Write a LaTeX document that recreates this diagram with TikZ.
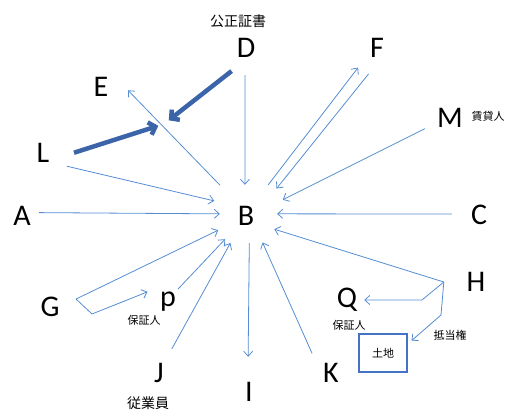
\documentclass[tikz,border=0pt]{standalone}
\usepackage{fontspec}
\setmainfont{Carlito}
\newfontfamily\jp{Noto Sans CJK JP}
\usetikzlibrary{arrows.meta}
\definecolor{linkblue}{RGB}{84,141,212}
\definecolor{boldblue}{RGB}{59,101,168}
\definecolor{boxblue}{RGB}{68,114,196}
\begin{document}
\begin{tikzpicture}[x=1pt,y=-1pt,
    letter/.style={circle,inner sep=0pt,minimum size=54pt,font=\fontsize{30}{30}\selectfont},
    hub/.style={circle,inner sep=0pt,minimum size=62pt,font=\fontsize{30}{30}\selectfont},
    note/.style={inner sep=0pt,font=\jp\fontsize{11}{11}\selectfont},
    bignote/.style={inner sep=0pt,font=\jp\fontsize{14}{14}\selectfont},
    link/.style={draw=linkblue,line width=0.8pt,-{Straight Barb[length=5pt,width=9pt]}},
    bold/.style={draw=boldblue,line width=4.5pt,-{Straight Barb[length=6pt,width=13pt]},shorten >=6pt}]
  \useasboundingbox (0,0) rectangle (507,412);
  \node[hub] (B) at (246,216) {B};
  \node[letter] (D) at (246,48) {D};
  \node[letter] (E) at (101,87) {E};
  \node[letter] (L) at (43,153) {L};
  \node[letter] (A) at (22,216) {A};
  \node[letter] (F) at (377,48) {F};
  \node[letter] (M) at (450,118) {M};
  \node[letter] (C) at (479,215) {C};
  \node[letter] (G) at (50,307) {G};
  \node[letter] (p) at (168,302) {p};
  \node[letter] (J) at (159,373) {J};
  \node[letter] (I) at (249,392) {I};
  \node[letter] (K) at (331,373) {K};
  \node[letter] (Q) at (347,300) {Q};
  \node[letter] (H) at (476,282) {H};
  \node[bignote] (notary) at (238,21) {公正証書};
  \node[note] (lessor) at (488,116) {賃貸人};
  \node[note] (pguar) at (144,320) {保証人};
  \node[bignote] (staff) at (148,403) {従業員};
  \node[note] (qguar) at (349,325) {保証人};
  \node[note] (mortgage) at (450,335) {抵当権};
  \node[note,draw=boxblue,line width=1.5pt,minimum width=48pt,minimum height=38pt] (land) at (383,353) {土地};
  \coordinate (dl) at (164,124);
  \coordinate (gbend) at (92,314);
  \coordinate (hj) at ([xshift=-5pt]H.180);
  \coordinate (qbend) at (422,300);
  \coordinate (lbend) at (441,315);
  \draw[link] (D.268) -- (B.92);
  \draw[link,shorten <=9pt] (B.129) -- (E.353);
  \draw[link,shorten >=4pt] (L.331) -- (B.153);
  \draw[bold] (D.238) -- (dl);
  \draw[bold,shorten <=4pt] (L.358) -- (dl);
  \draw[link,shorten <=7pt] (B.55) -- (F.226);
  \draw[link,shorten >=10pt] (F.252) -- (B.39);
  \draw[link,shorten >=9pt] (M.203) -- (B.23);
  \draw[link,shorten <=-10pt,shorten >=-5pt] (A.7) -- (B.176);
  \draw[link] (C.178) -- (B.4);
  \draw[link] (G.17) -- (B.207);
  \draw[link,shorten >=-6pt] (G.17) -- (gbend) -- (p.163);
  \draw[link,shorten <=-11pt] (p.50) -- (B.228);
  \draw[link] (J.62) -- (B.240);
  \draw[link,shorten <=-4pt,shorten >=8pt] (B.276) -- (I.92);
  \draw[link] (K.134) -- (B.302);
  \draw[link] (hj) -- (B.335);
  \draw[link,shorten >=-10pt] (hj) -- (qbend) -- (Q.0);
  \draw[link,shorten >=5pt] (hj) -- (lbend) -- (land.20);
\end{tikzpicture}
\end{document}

▬▬▬

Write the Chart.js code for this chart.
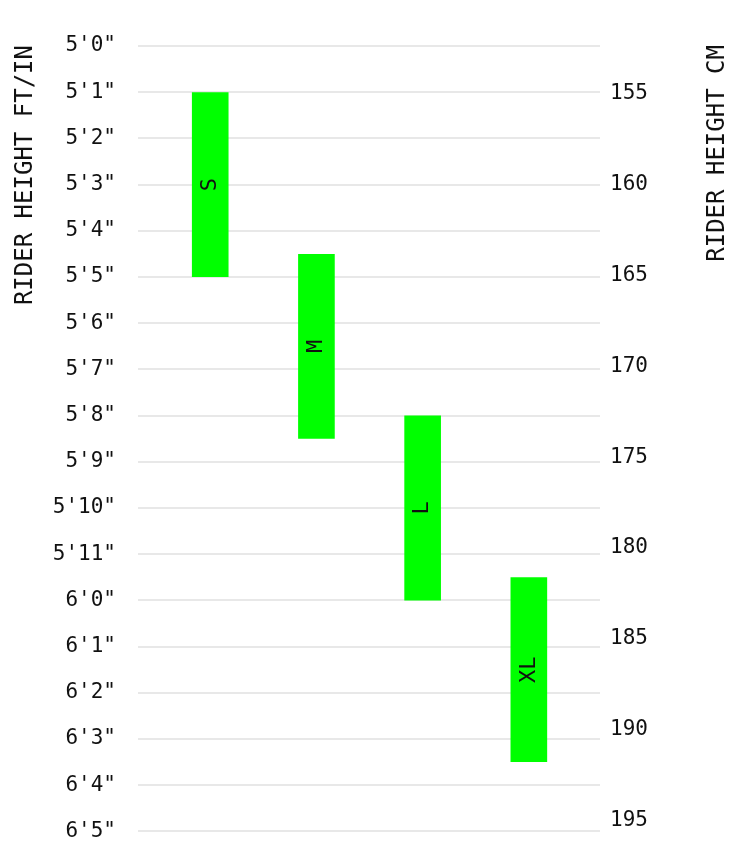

▬▬▬

### WORK REQUIRED
State only the number of lines in these entries that contain "Write".

### FULL RESPONSE
2